■ Short task
Please transcribe the data below exactly. Leave the pictures out.

Rows from a dataset of charts and code
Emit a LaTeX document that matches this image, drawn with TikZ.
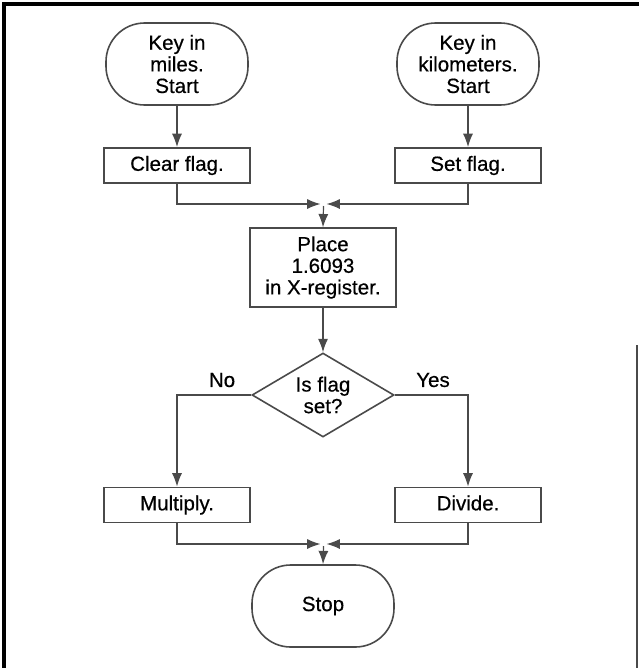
\documentclass[tikz,border=0pt]{standalone}
\usepackage{fontspec}
\setmainfont{Liberation Sans}
\newfontfamily\medfont{Liberation Sans}[FakeBold=0.5]
\usetikzlibrary{shapes.geometric,arrows.meta}
\definecolor{ln}{HTML}{4A4A4A}
\tikzset{
  base/.style={draw=ln, line width=1.2pt, align=center, text=black,
    font=\medfont\fontsize{15.4}{16.2}\selectfont, inner sep=0pt},
  term/.style={base, rectangle, rounded corners=29pt, minimum width=106.5pt, minimum height=61.5pt},
  proc/.style={base, rectangle, minimum width=109.5pt, minimum height=26.5pt,
    text height=11pt, text depth=3pt},
  procbig/.style={base, rectangle, minimum width=109.5pt, minimum height=59pt},
  dec/.style={base, diamond, minimum width=106.5pt, minimum height=63pt, aspect=1.7},
  flow/.style={draw=ln, line width=0.9pt, -{Latex[length=10pt,width=7.5pt]}},
  lbl/.style={font=\medfont\fontsize{15.4}{16.2}\selectfont, inner sep=0pt}
}
\begin{document}
\begin{tikzpicture}[x=0.75pt,y=-0.75pt]
\useasboundingbox (0,0) rectangle (639,668);
% frame
\draw[black, line width=2.4pt] (4,668) -- (4,4) -- (639,4);
\draw[ln, line width=0.8pt] (637,345) -- (637,668);
% nodes
\node[term] (s1) at (177,64) {Key in\\miles.\\Start};
\node[term] (s2) at (468,64) {Key in\\kilometers.\\Start};
\node[proc] (clr) at (177,165.5) {Clear flag.};
\node[proc] (setf) at (468,165.5) {Set flag.};
\node[procbig] (plc) at (323,267.5) {Place\\1.6093\\in X-register.};
\node[dec] (dia) at (323,395) {Is flag\\set?};
\node[proc] (mul) at (177,505) {Multiply.};
\node[proc] (div) at (468,505) {Divide.};
\node[term] (stp) at (323,606) {Stop};
% junction coordinates
\coordinate (j1l) at (320.5,204);
\coordinate (j1r) at (326.5,204);
\coordinate (j1d) at (323.5,206);
\coordinate (j2l) at (320.5,544);
\coordinate (j2r) at (326.5,544);
\coordinate (j2d) at (323.5,546);
% connectors
\draw[flow] (s1) -- (clr);
\draw[flow] (s2) -- (setf);
\draw[flow] (clr.south) |- (j1l);
\draw[flow] (setf.south) |- (j1r);
\draw[flow] (j1d) -- (plc.north);
\draw[flow] (plc) -- (dia);
\draw[flow] (dia.west) -| (mul.north);
\draw[flow] (dia.east) -| (div.north);
\draw[flow] (mul.south) |- (j2l);
\draw[flow] (div.south) |- (j2r);
\draw[flow] (j2d) -- (stp.north);
% labels
\node[lbl] (no) at (222,380) {No};
\node[lbl] (yes) at (433,380) {Yes};
\end{tikzpicture}
\end{document}
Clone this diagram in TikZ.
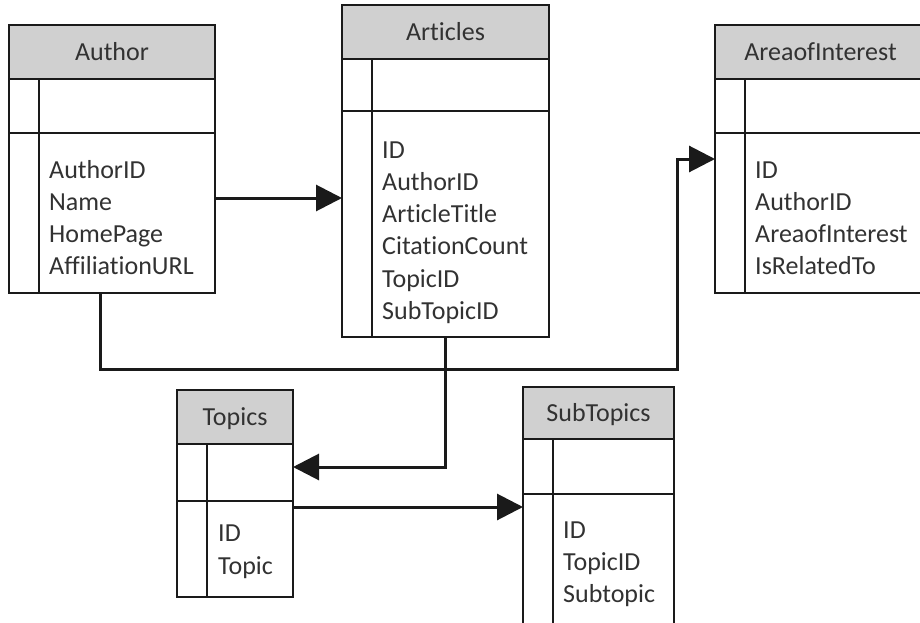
\documentclass[tikz,border=0pt]{standalone}
\usepackage{fontspec}
\setmainfont[Ligatures=NoCommon]{Carlito}
\usetikzlibrary{arrows.meta}

\definecolor{headgray}{RGB}{208,208,208}
\definecolor{inkline}{RGB}{26,26,26}
\definecolor{inktext}{RGB}{50,50,50}

\tikzset{
  rule/.style={draw=inkline, line width=1.6pt},
  headfill/.style={fill=headgray},
  holder/.style={draw=none, inner sep=0pt, outer sep=0pt, anchor=north west},
  tabletitle/.style={font=\fontsize{26}{32}\selectfont, text=inktext, inner sep=0pt, anchor=base},
  fieldtext/.style={font=\fontsize{26}{32}\selectfont, text=inktext, inner sep=0pt, anchor=base west},
  link/.style={draw=inkline, line width=3pt, -{Triangle[length=26pt,width=26pt]}},
}

% #1 name, #2 left, #3 top, #4 right, #5 bottom,
% #6 header bottom, #7 key-row divider, #8 key column x, #9 title
\newcommand\dbtable[9]{%
  \node[holder, minimum width={#4-#2}, minimum height={#5-#3}] (#1) at (#2,#3) {};
  \fill[headfill] (#1.north west) rectangle (#4,#6);
  \draw[rule] (#2,#6) -- (#4,#6);
  \draw[rule] (#2,#7) -- (#4,#7);
  \draw[rule] (#8,#6) -- (#8,#5);
  \draw[rule] (#1.north west) rectangle (#1.south east);
  \node[tabletitle] (#1-title) at ({(#2+#4)/2},{(#3+#6)/2+8.5}) {#9};
}

% #1 table name, #2 text x, #3 first baseline, #4 line step, #5 field list
\newcommand\dbfields[5]{%
  \foreach \fld [count=\k] in {#5}
    \node[fieldtext] (#1-f\k) at (#2,{#3+(\k-1)*#4}) {\fld};
}

\begin{document}
\begin{tikzpicture}[x=1pt, y=-1pt]
  \useasboundingbox (0,0) rectangle (920,623);
  \fill[white] (0,0) rectangle (920,623);
  \clip (0,0) rectangle (920,623);

  % tables
  \dbtable{author}{9}{25}{215}{293}{79}{133}{39}{Author}
  \dbfields{author}{49}{178}{32}{AuthorID,Name,HomePage,AffiliationURL}

  \dbtable{articles}{342}{5}{549}{337}{59}{111}{372}{Articles}
  \dbfields{articles}{382}{158}{32.3}{ID,AuthorID,ArticleTitle,CitationCount,TopicID,SubTopicID}

  \dbtable{interest}{715}{25}{926}{293}{79}{133}{745}{AreaofInterest}
  \dbfields{interest}{755}{178}{32}{ID,AuthorID,AreaofInterest,IsRelatedTo}

  \dbtable{topics}{177}{390}{293}{597}{444}{501}{207}{Topics}
  \dbfields{topics}{218}{541}{33}{ID,Topic}

  \dbtable{subtopics}{523}{387}{674}{640}{439}{494}{553}{SubTopics}
  \dbfields{subtopics}{563}{538}{32}{ID,TopicID,Subtopic}

  % relations
  \coordinate (authorbend) at (677,369);
  \draw[link] (author.east |- 0,198) -- (articles.west |- 0,198);
  \draw[link] (author.south -| 100,0) |- (authorbend) |- (interest.west |- 0,159);
  \draw[link] (articles.south) |- (topics.east |- 0,467);
  \draw[link] (topics.east |- 0,507) -- (subtopics.west |- 0,507);
\end{tikzpicture}
\end{document}
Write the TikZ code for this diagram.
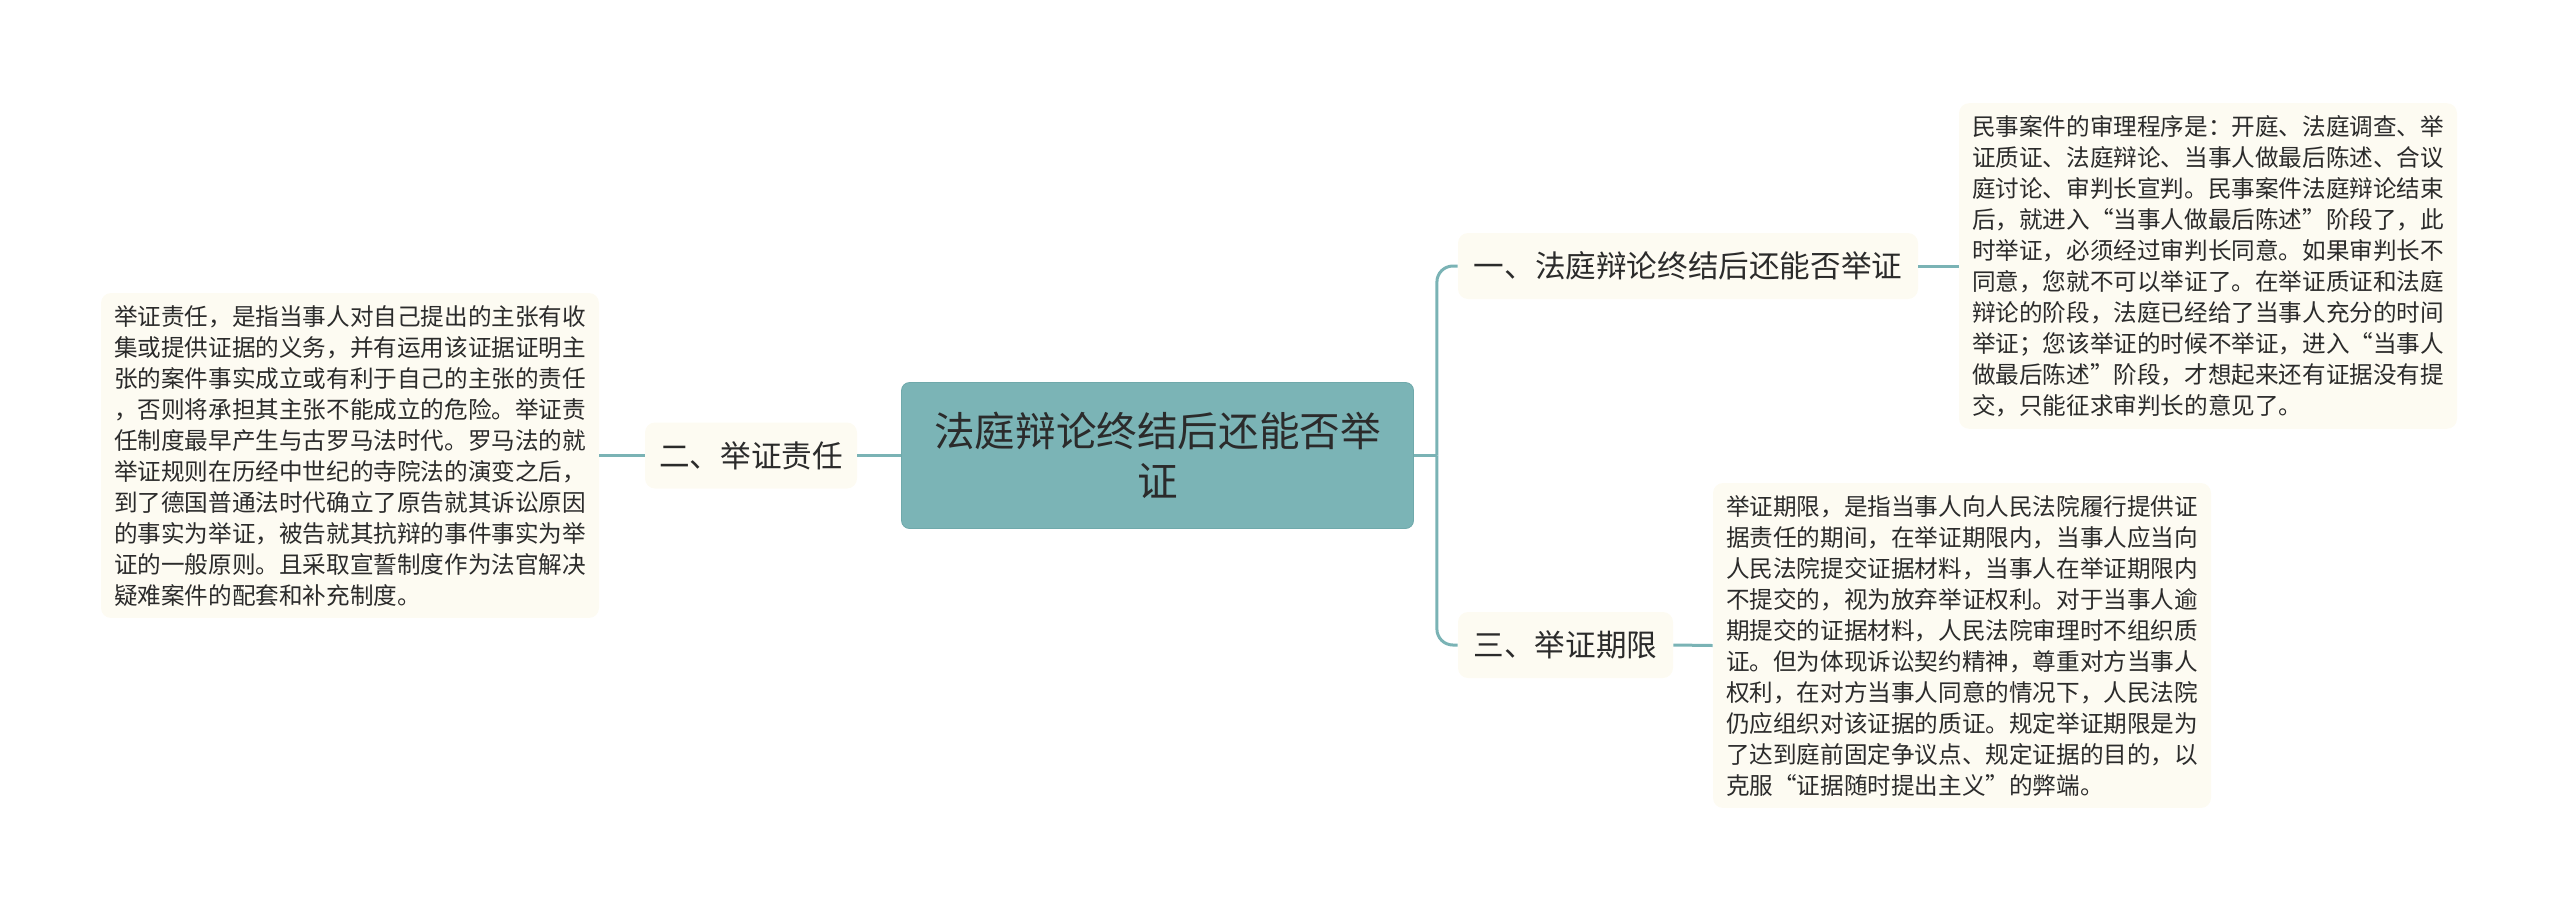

■ The result
Emit a LaTeX document that matches this image, drawn with TikZ.
\documentclass[tikz,border=0pt]{standalone}
\usepackage{fontspec}
\setmainfont{Liberation Sans}
\newfontfamily\medfont{Liberation Sans}[FakeBold=0.5]
\usetikzlibrary{shapes.geometric,arrows.meta}
\definecolor{ln}{HTML}{4A4A4A}
\tikzset{
  base/.style={draw=ln, line width=1.2pt, align=center, text=black,
    font=\medfont\fontsize{15.4}{16.2}\selectfont, inner sep=0pt},
  term/.style={base, rectangle, rounded corners=29pt, minimum width=106.5pt, minimum height=61.5pt},
  proc/.style={base, rectangle, minimum width=109.5pt, minimum height=26.5pt,
    text height=11pt, text depth=3pt},
  procbig/.style={base, rectangle, minimum width=109.5pt, minimum height=59pt},
  dec/.style={base, diamond, minimum width=106.5pt, minimum height=63pt, aspect=1.7},
  flow/.style={draw=ln, line width=0.9pt, -{Latex[length=10pt,width=7.5pt]}},
  lbl/.style={font=\medfont\fontsize{15.4}{16.2}\selectfont, inner sep=0pt}
}
\begin{document}
\begin{tikzpicture}[x=0.75pt,y=-0.75pt]
\useasboundingbox (0,0) rectangle (639,668);
% frame
\draw[black, line width=2.4pt] (4,668) -- (4,4) -- (639,4);
\draw[ln, line width=0.8pt] (637,345) -- (637,668);
% nodes
\node[term] (s1) at (177,64) {Key in\\miles.\\Start};
\node[term] (s2) at (468,64) {Key in\\kilometers.\\Start};
\node[proc] (clr) at (177,165.5) {Clear flag.};
\node[proc] (setf) at (468,165.5) {Set flag.};
\node[procbig] (plc) at (323,267.5) {Place\\1.6093\\in X-register.};
\node[dec] (dia) at (323,395) {Is flag\\set?};
\node[proc] (mul) at (177,505) {Multiply.};
\node[proc] (div) at (468,505) {Divide.};
\node[term] (stp) at (323,606) {Stop};
% junction coordinates
\coordinate (j1l) at (320.5,204);
\coordinate (j1r) at (326.5,204);
\coordinate (j1d) at (323.5,206);
\coordinate (j2l) at (320.5,544);
\coordinate (j2r) at (326.5,544);
\coordinate (j2d) at (323.5,546);
% connectors
\draw[flow] (s1) -- (clr);
\draw[flow] (s2) -- (setf);
\draw[flow] (clr.south) |- (j1l);
\draw[flow] (setf.south) |- (j1r);
\draw[flow] (j1d) -- (plc.north);
\draw[flow] (plc) -- (dia);
\draw[flow] (dia.west) -| (mul.north);
\draw[flow] (dia.east) -| (div.north);
\draw[flow] (mul.south) |- (j2l);
\draw[flow] (div.south) |- (j2r);
\draw[flow] (j2d) -- (stp.north);
% labels
\node[lbl] (no) at (222,380) {No};
\node[lbl] (yes) at (433,380) {Yes};
\end{tikzpicture}
\end{document}
Clone this diagram in TikZ.
\documentclass[tikz,border=0pt]{standalone}
\usepackage{fontspec}
\setmainfont[Ligatures=NoCommon]{Carlito}
\usetikzlibrary{arrows.meta}

\definecolor{headgray}{RGB}{208,208,208}
\definecolor{inkline}{RGB}{26,26,26}
\definecolor{inktext}{RGB}{50,50,50}

\tikzset{
  rule/.style={draw=inkline, line width=1.6pt},
  headfill/.style={fill=headgray},
  holder/.style={draw=none, inner sep=0pt, outer sep=0pt, anchor=north west},
  tabletitle/.style={font=\fontsize{26}{32}\selectfont, text=inktext, inner sep=0pt, anchor=base},
  fieldtext/.style={font=\fontsize{26}{32}\selectfont, text=inktext, inner sep=0pt, anchor=base west},
  link/.style={draw=inkline, line width=3pt, -{Triangle[length=26pt,width=26pt]}},
}

% #1 name, #2 left, #3 top, #4 right, #5 bottom,
% #6 header bottom, #7 key-row divider, #8 key column x, #9 title
\newcommand\dbtable[9]{%
  \node[holder, minimum width={#4-#2}, minimum height={#5-#3}] (#1) at (#2,#3) {};
  \fill[headfill] (#1.north west) rectangle (#4,#6);
  \draw[rule] (#2,#6) -- (#4,#6);
  \draw[rule] (#2,#7) -- (#4,#7);
  \draw[rule] (#8,#6) -- (#8,#5);
  \draw[rule] (#1.north west) rectangle (#1.south east);
  \node[tabletitle] (#1-title) at ({(#2+#4)/2},{(#3+#6)/2+8.5}) {#9};
}

% #1 table name, #2 text x, #3 first baseline, #4 line step, #5 field list
\newcommand\dbfields[5]{%
  \foreach \fld [count=\k] in {#5}
    \node[fieldtext] (#1-f\k) at (#2,{#3+(\k-1)*#4}) {\fld};
}

\begin{document}
\begin{tikzpicture}[x=1pt, y=-1pt]
  \useasboundingbox (0,0) rectangle (920,623);
  \fill[white] (0,0) rectangle (920,623);
  \clip (0,0) rectangle (920,623);

  % tables
  \dbtable{author}{9}{25}{215}{293}{79}{133}{39}{Author}
  \dbfields{author}{49}{178}{32}{AuthorID,Name,HomePage,AffiliationURL}

  \dbtable{articles}{342}{5}{549}{337}{59}{111}{372}{Articles}
  \dbfields{articles}{382}{158}{32.3}{ID,AuthorID,ArticleTitle,CitationCount,TopicID,SubTopicID}

  \dbtable{interest}{715}{25}{926}{293}{79}{133}{745}{AreaofInterest}
  \dbfields{interest}{755}{178}{32}{ID,AuthorID,AreaofInterest,IsRelatedTo}

  \dbtable{topics}{177}{390}{293}{597}{444}{501}{207}{Topics}
  \dbfields{topics}{218}{541}{33}{ID,Topic}

  \dbtable{subtopics}{523}{387}{674}{640}{439}{494}{553}{SubTopics}
  \dbfields{subtopics}{563}{538}{32}{ID,TopicID,Subtopic}

  % relations
  \coordinate (authorbend) at (677,369);
  \draw[link] (author.east |- 0,198) -- (articles.west |- 0,198);
  \draw[link] (author.south -| 100,0) |- (authorbend) |- (interest.west |- 0,159);
  \draw[link] (articles.south) |- (topics.east |- 0,467);
  \draw[link] (topics.east |- 0,507) -- (subtopics.west |- 0,507);
\end{tikzpicture}
\end{document}
Write the TikZ code for this diagram.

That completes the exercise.